Nikon announces new Perfect Focus System for inverted research microscopes
Nikon today announced the introduction of two models of new Perfect Focus System (PFS) at the 2012 Neuroscience conference. The new Nikon PFS will extend the imaging capabilities of Nikon’s inverted research microscope, The Eclipse Ti, and bring new imaging capabilities to a larger field of research. Inverted research microscope are the standard workhorse in many advanced applications such as super resolution imaging which allows for determination of biological structures at the nano-scale level, multiphoton microscopy that allows for the analysis of activities found deep in the brain, time-lapse imaging of some of the most sensitive cells such as iPS cells to study the mechanism of their differentiation.
While significant improvements have been made in improving the spatial and temporal resolution of imaging systems, the ability to correct for focus drifts, which reduce reliability of acquired data, is still one of the most important considerations especially in long-term time-lapse imaging.
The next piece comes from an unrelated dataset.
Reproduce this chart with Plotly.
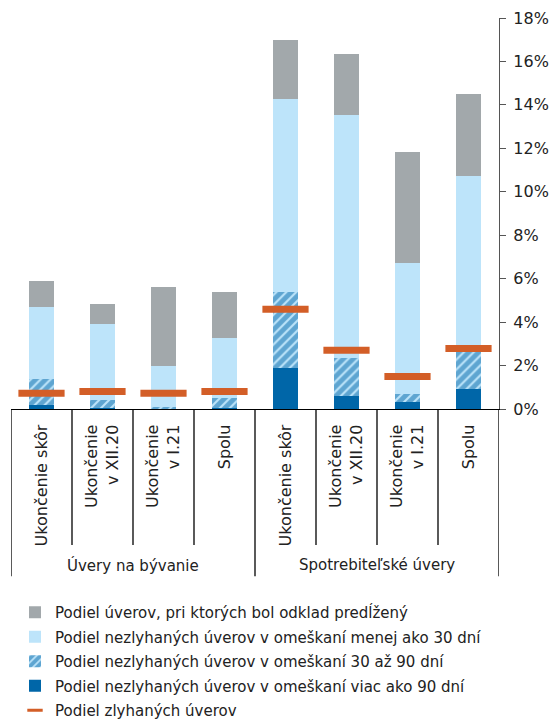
import plotly.graph_objects as go

groups = ["Úvery na bývanie", "Spotrebiteľské úvery"]
categories = ["Ukončenie skôr", "Ukončenie<br>v XII.20", "Ukončenie<br>v I.21", "Spolu",
              "Ukončenie skôr", "Ukončenie<br>v XII.20", "Ukončenie<br>v I.21", "Spolu"]

# stacked components (in %)
over90 = [0.18, 0.05, 0.03, 0.05, 1.90, 0.61, 0.34, 0.90]
d30_90 = [1.20, 0.36, 0.07, 0.44, 3.47, 1.72, 0.36, 1.74]
under30 = [3.32, 3.49, 1.90, 2.79, 8.92, 11.21, 6.02, 8.09]
extended = [1.20, 0.92, 3.60, 2.11, 2.71, 2.80, 5.11, 3.77]
defaulted = [0.72, 0.81, 0.72, 0.81, 4.59, 2.70, 1.50, 2.79]

names = [
    "Podiel úverov, pri ktorých bol odklad predĺžený",
    "Podiel nezlyhaných úverov v omeškaní menej ako 30 dní",
    "Podiel nezlyhaných úverov v omeškaní 30 až 90 dní",
    "Podiel nezlyhaných úverov v omeškaní viac ako 90 dní",
    "Podiel zlyhaných úverov",
]
yticks = [0, 2, 4, 6, 8, 10, 12, 14, 16, 18]

DARK = "#0066A8"
LIGHT = "#BDE4FA"
GRAY = "#A2A8AB"
ORANGE = "#D35E27"
TXT = "#222222"
FONT = "DejaVu Sans"

x = list(range(len(categories)))
fig = go.Figure()
bw = 0.4
fig.add_trace(go.Bar(x=x, y=over90, name=names[3], width=bw, marker=dict(color=DARK, line=dict(width=0)),
                     legendrank=4, legendgroup="d"))
fig.add_trace(go.Bar(x=x, y=d30_90, name=names[2], width=bw,
                     marker=dict(color=LIGHT, line=dict(width=0),
                                 pattern=dict(shape="/", fgcolor=DARK, bgcolor=LIGHT, size=7, solidity=0.7)),
                     legendrank=3, legendgroup="c"))
fig.add_trace(go.Bar(x=x, y=under30, name=names[1], width=bw, marker=dict(color=LIGHT, line=dict(width=0)),
                     legendrank=2, legendgroup="b"))
fig.add_trace(go.Bar(x=x, y=extended, name=names[0], width=bw, marker=dict(color=GRAY, line=dict(width=0)),
                     legendrank=1, legendgroup="a"))
fig.add_trace(go.Scatter(x=x, y=defaulted, name=names[4], mode="markers", showlegend=False,
                         marker=dict(symbol="line-ew", size=33, color=ORANGE, line=dict(color=ORANGE, width=7)),
                         legendgroup="e"))
# legend entry for the defaulted-loan marks
fig.add_trace(go.Scatter(x=[None], y=[None], name=names[4], mode="markers",
                         marker=dict(symbol="line-ew", size=11, color=ORANGE, line=dict(color=ORANGE, width=3)),
                         legendrank=5, legendgroup="e"))

# category dividers
shapes = []
for i in range(len(categories) + 1):
    big = i in (0, 4, 8)
    shapes.append(dict(type="line", xref="x", yref="paper", x0=i - 0.5, x1=i - 0.5,
                       y0=0, y1=-0.428 if big else -0.348, line=dict(color="#000000", width=1.3)))

annotations = []
for gi, g in enumerate(groups):
    annotations.append(dict(text=g, xref="x", yref="paper", x=gi * 4 + 1.5, y=-0.40,
                            showarrow=False, xanchor="center", yanchor="middle",
                            font=dict(family=FONT, size=15, color=TXT)))

fig.update_layout(
    width=552, height=724,
    margin=dict(l=11, r=53, t=18, b=315, autoexpand=False),
    paper_bgcolor="white", plot_bgcolor="white",
    barmode="stack",
    font=dict(family=FONT, size=15, color=TXT),
    shapes=shapes, annotations=annotations,
    showlegend=True,
    legend=dict(orientation="v", xref="container", yref="container",
                x=15 / 552, xanchor="left", y=1 - 596 / 724, yanchor="top",
                traceorder="grouped", tracegroupgap=2,
                font=dict(family=FONT, size=15, color=TXT), bgcolor="rgba(0,0,0,0)"),
    xaxis=dict(range=[-0.5, 7.5], tickmode="array", tickvals=x, ticktext=categories,
               tickangle=-90, showgrid=False, zeroline=False, showline=True,
               linecolor="#000000", linewidth=1.3, ticks="", ticklabelstandoff=8,
               automargin=False,
               tickfont=dict(family=FONT, size=16, color=TXT)),
    yaxis=dict(range=[0, 18], side="right", tickmode="array", tickvals=yticks,
               ticktext=[f"{v}%" for v in yticks], showgrid=False, zeroline=False,
               showline=True, linecolor="#555555", linewidth=1.3, ticks="outside",
               ticklen=6, tickcolor="#555555", tickwidth=1.3, automargin=False,
               ticklabelstandoff=4,
               tickfont=dict(family=FONT, size=16, color=TXT)),
)

fig.write_html("out.html")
The Nikon PFS is designed to combat this problem and keeps the focus precisely by making real time corrections. The new Nikon PFS extends the focus-maintaining capabilities to a wider range of applications and offers upgraded microscope imaging. In addition to glass bottom dishes, the new PFS now allows researchers to image through plastic dishes. This new ability can cut down on costs and simplify the experimental workflow for the researcher when imaging through glass is not required.
With its slimmer, more streamlined design, the new PFS allows for easier access to the objectives and operation of their correction collars. In addition, the new PFS is now completely controlled through the computer or external controller, eliminating the need to open and close environmental chambers that can lead to disturbances in the imaging temperature.